A pox on four-letter words

Read more about the debt crisis.

Debt is a four-letter word. Sometimes it is uttered with awe or reverence, but currently it prompts epithets like a four-letter Anglo-Saxon term unfit for print.

This being print, we’ll use a substitute term. How about … foil? For example, debt can facilitate or foil your plans.

Debt is like a dog that normally won’t bite you viciously unless, say, you bite it big time first. That scenario is known as the bottom line definition of news—man bites dog. Currently, the debt dog can nip anyone because so many sank their teeth into it. Debt, public and private, chases us all like a rabid dog.

The debt dog we helped unleash appears bent on nipping the Nevada, national and worldwide economic recoveries right in the bud. Individuals, businesses or governments bloated with debt find themselves foiled. Even debt-laden escape artists will require years to recover because the economy lurches forward only sporadically.

Foreclosures, with which Nevadans are all too familiar, are mini-models of the current comeuppance. Just check the old days of mortgages, more recent history, and finally the effects of our current back-to-the-future period.

Before World War II, few folks owned homes. Lenders were stingy skinflints. After the war, banks loosened up a tad. You could get terms like 4 percent money with a 20 percent down payment if you had sufficient income—enough that debt service didn’t exceed more than a fifth of your net or a fourth of your gross pay.

Then we had a long period of interest rates climbing, falling; inflation raging, receding. Banks and S&Ls thrived or died. Lending ran rampant and houses (assets) were just one aspect. It extended to autos, frills, vacations (liabilities). Awhile back, folks used houses like ATM machines with interest rates attached.

The housing/lending crash now is ending over-leverage or such debt-induced splurging; it is forcing austerity, default, bankruptcy. Bankers act tight-fisted again. Governments re-regulate, after a fashion. We de-leverage.

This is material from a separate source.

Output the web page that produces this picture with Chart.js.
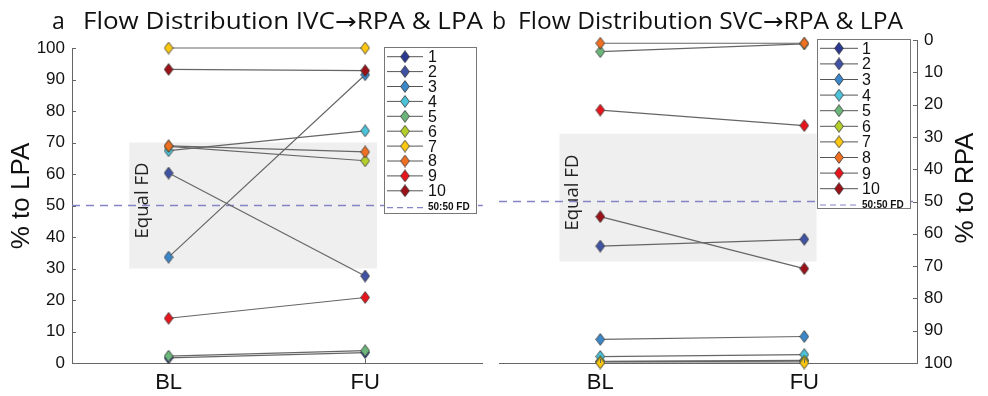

Financiers and governments also face austerity, sometimes even default. Folks were leveraged at 15 or 25 to one (dollar, euro, whatever), but financiers flirted with 35 and 50 to one, even more. As for governments, their leverage is based on future generations’ productivity and unanchored currencies. They’re betting on the come on credit.

Archimedes, a Greek math wizard and engineer who honed our thoughts on leverage in physics, once said: “Give me a place to stand on, and I will move the Earth.” It works in physics and finance but only until you lose your place to stand.

Problems hit the world economy because so many individuals, financiers and governments had no leg to stand on, let alone place to stand, as debt-decimated repayment ability made credit scarce in 2008. Same song, second verse upcoming?

Whether the economy is on the verge of double dipping and tumbling back into recession is unclear. But the recovery is laboring as world credit markets show fear and flee greed. Europe’s euro is sick and retching; markets fear the disease is catching.

Interest rates look attractive if someone has the wherewithal to borrow, but headwinds are intermittently heavy. Borrowing requires a sure income stream or is a foolish risk. Risk; fancy that, up crops another four-letter word.

Next we offer some somewhat related words on this year’s elections process. Nevada needs voters now and in November to de-leverage their apathy and pay forward their debt to the Silver State, the nation and themselves. Credit such as an investment with yield.

Ignoring elections borrows trouble, and we all wind up foiled.